**** Data segment ****

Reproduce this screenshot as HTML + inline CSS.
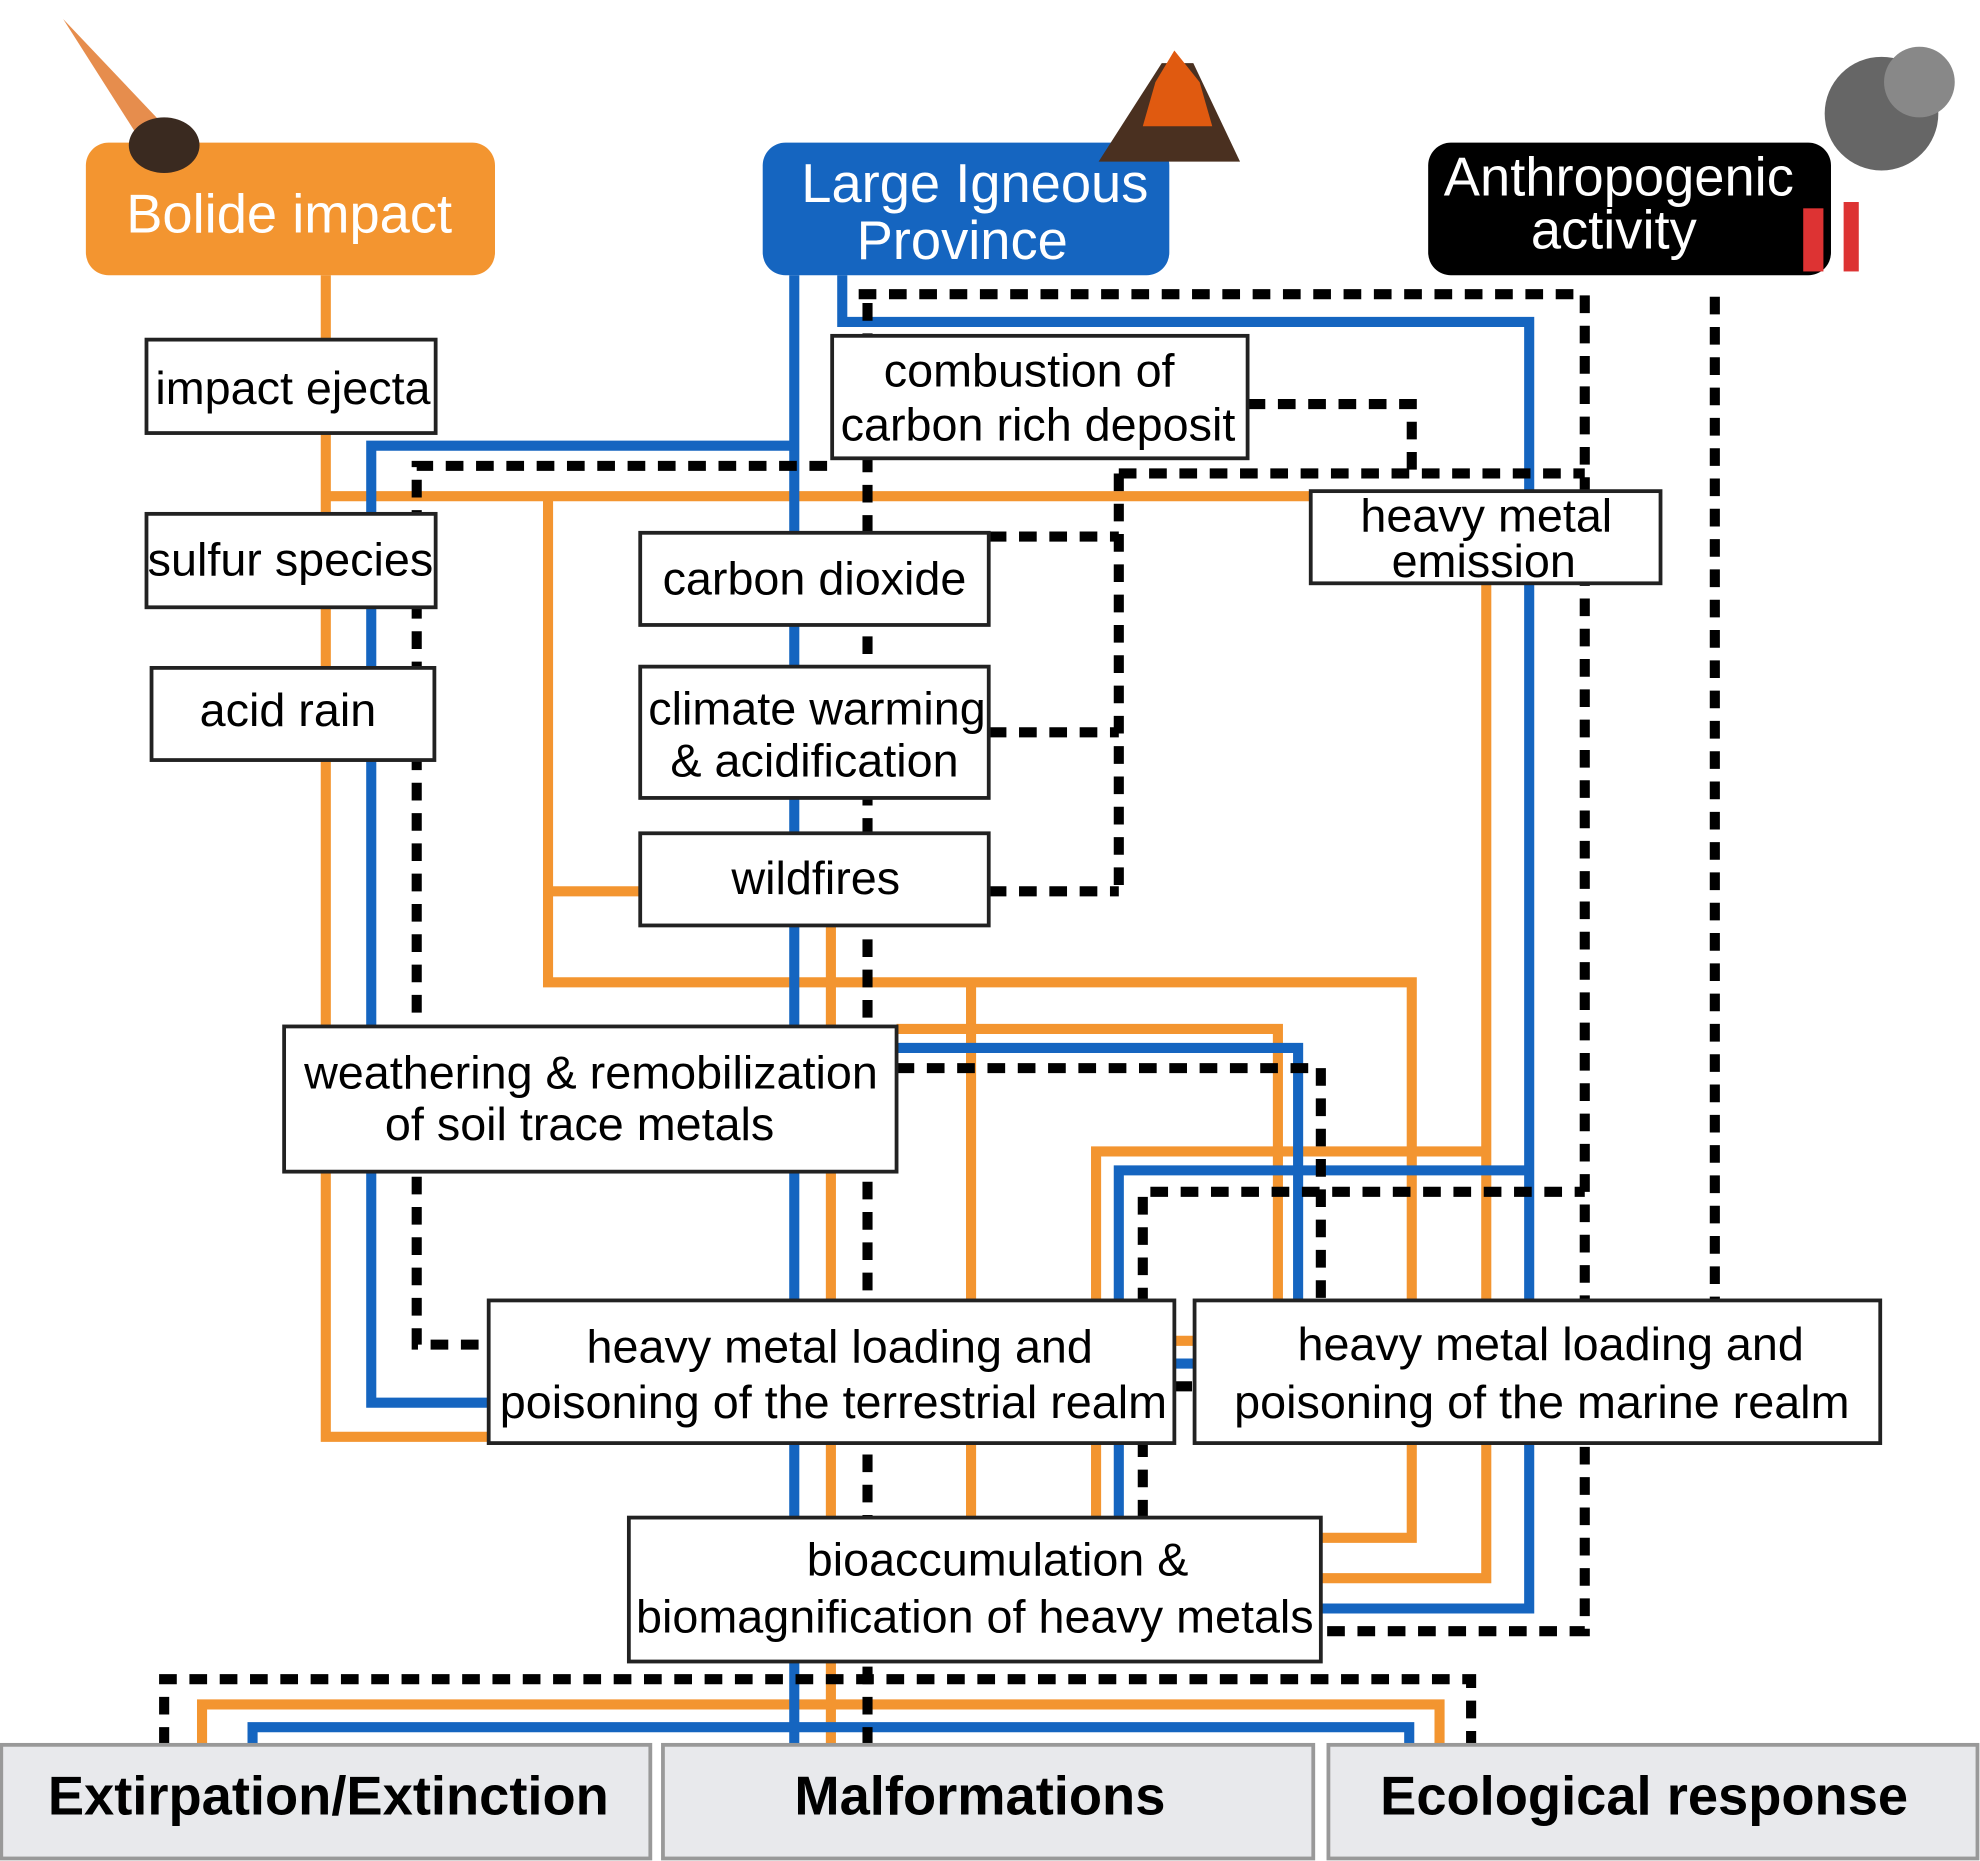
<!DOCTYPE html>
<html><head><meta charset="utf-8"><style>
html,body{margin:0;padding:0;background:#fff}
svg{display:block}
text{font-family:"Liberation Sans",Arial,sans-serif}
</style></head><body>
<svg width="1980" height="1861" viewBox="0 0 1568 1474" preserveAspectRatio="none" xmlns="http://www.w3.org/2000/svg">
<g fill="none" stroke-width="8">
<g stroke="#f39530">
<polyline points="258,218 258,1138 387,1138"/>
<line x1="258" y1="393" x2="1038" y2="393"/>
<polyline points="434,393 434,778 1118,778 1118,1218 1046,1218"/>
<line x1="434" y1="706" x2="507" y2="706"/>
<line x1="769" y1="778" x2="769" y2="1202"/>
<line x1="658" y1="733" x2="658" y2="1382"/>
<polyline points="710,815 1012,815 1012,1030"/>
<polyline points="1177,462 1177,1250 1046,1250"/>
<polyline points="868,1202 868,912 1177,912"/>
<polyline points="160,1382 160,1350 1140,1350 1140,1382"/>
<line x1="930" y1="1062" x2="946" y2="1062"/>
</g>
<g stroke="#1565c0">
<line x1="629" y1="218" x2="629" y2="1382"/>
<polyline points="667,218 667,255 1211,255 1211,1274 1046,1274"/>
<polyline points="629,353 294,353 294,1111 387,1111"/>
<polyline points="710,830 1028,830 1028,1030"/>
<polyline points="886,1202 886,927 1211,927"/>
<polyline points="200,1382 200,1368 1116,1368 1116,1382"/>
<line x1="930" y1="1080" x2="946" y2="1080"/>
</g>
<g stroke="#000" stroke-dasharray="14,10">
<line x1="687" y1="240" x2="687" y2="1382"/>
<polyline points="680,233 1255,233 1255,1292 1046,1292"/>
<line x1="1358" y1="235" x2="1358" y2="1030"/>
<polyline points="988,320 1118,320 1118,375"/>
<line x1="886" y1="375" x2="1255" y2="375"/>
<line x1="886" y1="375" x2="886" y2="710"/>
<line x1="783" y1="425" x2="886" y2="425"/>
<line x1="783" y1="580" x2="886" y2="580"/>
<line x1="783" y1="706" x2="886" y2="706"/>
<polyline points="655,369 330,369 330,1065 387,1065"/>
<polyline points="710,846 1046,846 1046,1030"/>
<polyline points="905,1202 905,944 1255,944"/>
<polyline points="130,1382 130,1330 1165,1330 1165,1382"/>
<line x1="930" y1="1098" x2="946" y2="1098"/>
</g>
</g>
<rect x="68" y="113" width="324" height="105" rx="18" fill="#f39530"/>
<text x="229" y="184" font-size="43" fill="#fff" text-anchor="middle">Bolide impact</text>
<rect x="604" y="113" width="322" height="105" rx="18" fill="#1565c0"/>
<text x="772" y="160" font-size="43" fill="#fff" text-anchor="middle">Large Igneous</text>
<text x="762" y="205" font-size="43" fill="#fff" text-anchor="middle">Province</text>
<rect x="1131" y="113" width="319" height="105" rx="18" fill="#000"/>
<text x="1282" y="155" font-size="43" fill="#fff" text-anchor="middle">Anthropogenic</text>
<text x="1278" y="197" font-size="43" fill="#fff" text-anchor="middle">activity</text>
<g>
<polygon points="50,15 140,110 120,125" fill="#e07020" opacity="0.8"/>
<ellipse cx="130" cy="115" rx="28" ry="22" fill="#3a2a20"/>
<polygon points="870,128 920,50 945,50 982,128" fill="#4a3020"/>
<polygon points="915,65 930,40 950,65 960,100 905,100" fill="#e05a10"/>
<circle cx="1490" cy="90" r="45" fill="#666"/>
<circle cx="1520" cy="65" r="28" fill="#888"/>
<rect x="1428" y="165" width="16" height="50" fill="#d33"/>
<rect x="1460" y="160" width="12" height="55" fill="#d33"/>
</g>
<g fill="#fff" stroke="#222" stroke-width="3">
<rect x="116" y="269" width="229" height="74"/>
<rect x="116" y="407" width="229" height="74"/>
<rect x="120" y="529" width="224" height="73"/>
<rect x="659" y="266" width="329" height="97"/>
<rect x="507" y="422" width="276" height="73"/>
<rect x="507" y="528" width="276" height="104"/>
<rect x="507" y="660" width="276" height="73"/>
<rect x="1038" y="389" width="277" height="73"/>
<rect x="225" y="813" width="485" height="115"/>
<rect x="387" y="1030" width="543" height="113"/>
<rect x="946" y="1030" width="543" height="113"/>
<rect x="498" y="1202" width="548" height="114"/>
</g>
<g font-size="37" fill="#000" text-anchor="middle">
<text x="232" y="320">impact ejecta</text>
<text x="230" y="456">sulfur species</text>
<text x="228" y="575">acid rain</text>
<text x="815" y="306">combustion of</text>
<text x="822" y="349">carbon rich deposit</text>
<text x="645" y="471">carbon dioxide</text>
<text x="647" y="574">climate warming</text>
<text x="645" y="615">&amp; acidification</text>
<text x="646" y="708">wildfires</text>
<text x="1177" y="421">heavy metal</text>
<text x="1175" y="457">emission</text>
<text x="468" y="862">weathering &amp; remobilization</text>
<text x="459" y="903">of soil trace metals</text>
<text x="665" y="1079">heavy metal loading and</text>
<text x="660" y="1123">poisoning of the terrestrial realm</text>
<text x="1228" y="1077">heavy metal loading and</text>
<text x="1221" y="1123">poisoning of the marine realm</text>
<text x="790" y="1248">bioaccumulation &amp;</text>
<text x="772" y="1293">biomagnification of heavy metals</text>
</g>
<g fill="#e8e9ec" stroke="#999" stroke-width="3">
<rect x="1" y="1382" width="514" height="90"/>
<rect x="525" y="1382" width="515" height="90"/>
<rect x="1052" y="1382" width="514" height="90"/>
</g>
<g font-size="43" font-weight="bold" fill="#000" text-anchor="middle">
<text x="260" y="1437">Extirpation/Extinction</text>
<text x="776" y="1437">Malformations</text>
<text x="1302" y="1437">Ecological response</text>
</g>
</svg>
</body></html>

****

• [Directions for this task]: Extract all the data above exactly, excluding every picture.

• [Output below]:
Reproduce this screenshot as HTML + inline CSS.
<!DOCTYPE html>
<html><head><meta charset="utf-8"><style>
html,body{margin:0;padding:0;background:#fff}
svg{display:block}
text{font-family:"Liberation Sans",Arial,sans-serif}
</style></head><body>
<svg width="1980" height="1861" viewBox="0 0 1568 1474" preserveAspectRatio="none" xmlns="http://www.w3.org/2000/svg">
<g fill="none" stroke-width="8">
<g stroke="#f39530">
<polyline points="258,218 258,1138 387,1138"/>
<line x1="258" y1="393" x2="1038" y2="393"/>
<polyline points="434,393 434,778 1118,778 1118,1218 1046,1218"/>
<line x1="434" y1="706" x2="507" y2="706"/>
<line x1="769" y1="778" x2="769" y2="1202"/>
<line x1="658" y1="733" x2="658" y2="1382"/>
<polyline points="710,815 1012,815 1012,1030"/>
<polyline points="1177,462 1177,1250 1046,1250"/>
<polyline points="868,1202 868,912 1177,912"/>
<polyline points="160,1382 160,1350 1140,1350 1140,1382"/>
<line x1="930" y1="1062" x2="946" y2="1062"/>
</g>
<g stroke="#1565c0">
<line x1="629" y1="218" x2="629" y2="1382"/>
<polyline points="667,218 667,255 1211,255 1211,1274 1046,1274"/>
<polyline points="629,353 294,353 294,1111 387,1111"/>
<polyline points="710,830 1028,830 1028,1030"/>
<polyline points="886,1202 886,927 1211,927"/>
<polyline points="200,1382 200,1368 1116,1368 1116,1382"/>
<line x1="930" y1="1080" x2="946" y2="1080"/>
</g>
<g stroke="#000" stroke-dasharray="14,10">
<line x1="687" y1="240" x2="687" y2="1382"/>
<polyline points="680,233 1255,233 1255,1292 1046,1292"/>
<line x1="1358" y1="235" x2="1358" y2="1030"/>
<polyline points="988,320 1118,320 1118,375"/>
<line x1="886" y1="375" x2="1255" y2="375"/>
<line x1="886" y1="375" x2="886" y2="710"/>
<line x1="783" y1="425" x2="886" y2="425"/>
<line x1="783" y1="580" x2="886" y2="580"/>
<line x1="783" y1="706" x2="886" y2="706"/>
<polyline points="655,369 330,369 330,1065 387,1065"/>
<polyline points="710,846 1046,846 1046,1030"/>
<polyline points="905,1202 905,944 1255,944"/>
<polyline points="130,1382 130,1330 1165,1330 1165,1382"/>
<line x1="930" y1="1098" x2="946" y2="1098"/>
</g>
</g>
<rect x="68" y="113" width="324" height="105" rx="18" fill="#f39530"/>
<text x="229" y="184" font-size="43" fill="#fff" text-anchor="middle">Bolide impact</text>
<rect x="604" y="113" width="322" height="105" rx="18" fill="#1565c0"/>
<text x="772" y="160" font-size="43" fill="#fff" text-anchor="middle">Large Igneous</text>
<text x="762" y="205" font-size="43" fill="#fff" text-anchor="middle">Province</text>
<rect x="1131" y="113" width="319" height="105" rx="18" fill="#000"/>
<text x="1282" y="155" font-size="43" fill="#fff" text-anchor="middle">Anthropogenic</text>
<text x="1278" y="197" font-size="43" fill="#fff" text-anchor="middle">activity</text>
<g>
<polygon points="50,15 140,110 120,125" fill="#e07020" opacity="0.8"/>
<ellipse cx="130" cy="115" rx="28" ry="22" fill="#3a2a20"/>
<polygon points="870,128 920,50 945,50 982,128" fill="#4a3020"/>
<polygon points="915,65 930,40 950,65 960,100 905,100" fill="#e05a10"/>
<circle cx="1490" cy="90" r="45" fill="#666"/>
<circle cx="1520" cy="65" r="28" fill="#888"/>
<rect x="1428" y="165" width="16" height="50" fill="#d33"/>
<rect x="1460" y="160" width="12" height="55" fill="#d33"/>
</g>
<g fill="#fff" stroke="#222" stroke-width="3">
<rect x="116" y="269" width="229" height="74"/>
<rect x="116" y="407" width="229" height="74"/>
<rect x="120" y="529" width="224" height="73"/>
<rect x="659" y="266" width="329" height="97"/>
<rect x="507" y="422" width="276" height="73"/>
<rect x="507" y="528" width="276" height="104"/>
<rect x="507" y="660" width="276" height="73"/>
<rect x="1038" y="389" width="277" height="73"/>
<rect x="225" y="813" width="485" height="115"/>
<rect x="387" y="1030" width="543" height="113"/>
<rect x="946" y="1030" width="543" height="113"/>
<rect x="498" y="1202" width="548" height="114"/>
</g>
<g font-size="37" fill="#000" text-anchor="middle">
<text x="232" y="320">impact ejecta</text>
<text x="230" y="456">sulfur species</text>
<text x="228" y="575">acid rain</text>
<text x="815" y="306">combustion of</text>
<text x="822" y="349">carbon rich deposit</text>
<text x="645" y="471">carbon dioxide</text>
<text x="647" y="574">climate warming</text>
<text x="645" y="615">&amp; acidification</text>
<text x="646" y="708">wildfires</text>
<text x="1177" y="421">heavy metal</text>
<text x="1175" y="457">emission</text>
<text x="468" y="862">weathering &amp; remobilization</text>
<text x="459" y="903">of soil trace metals</text>
<text x="665" y="1079">heavy metal loading and</text>
<text x="660" y="1123">poisoning of the terrestrial realm</text>
<text x="1228" y="1077">heavy metal loading and</text>
<text x="1221" y="1123">poisoning of the marine realm</text>
<text x="790" y="1248">bioaccumulation &amp;</text>
<text x="772" y="1293">biomagnification of heavy metals</text>
</g>
<g fill="#e8e9ec" stroke="#999" stroke-width="3">
<rect x="1" y="1382" width="514" height="90"/>
<rect x="525" y="1382" width="515" height="90"/>
<rect x="1052" y="1382" width="514" height="90"/>
</g>
<g font-size="43" font-weight="bold" fill="#000" text-anchor="middle">
<text x="260" y="1437">Extirpation/Extinction</text>
<text x="776" y="1437">Malformations</text>
<text x="1302" y="1437">Ecological response</text>
</g>
</svg>
</body></html>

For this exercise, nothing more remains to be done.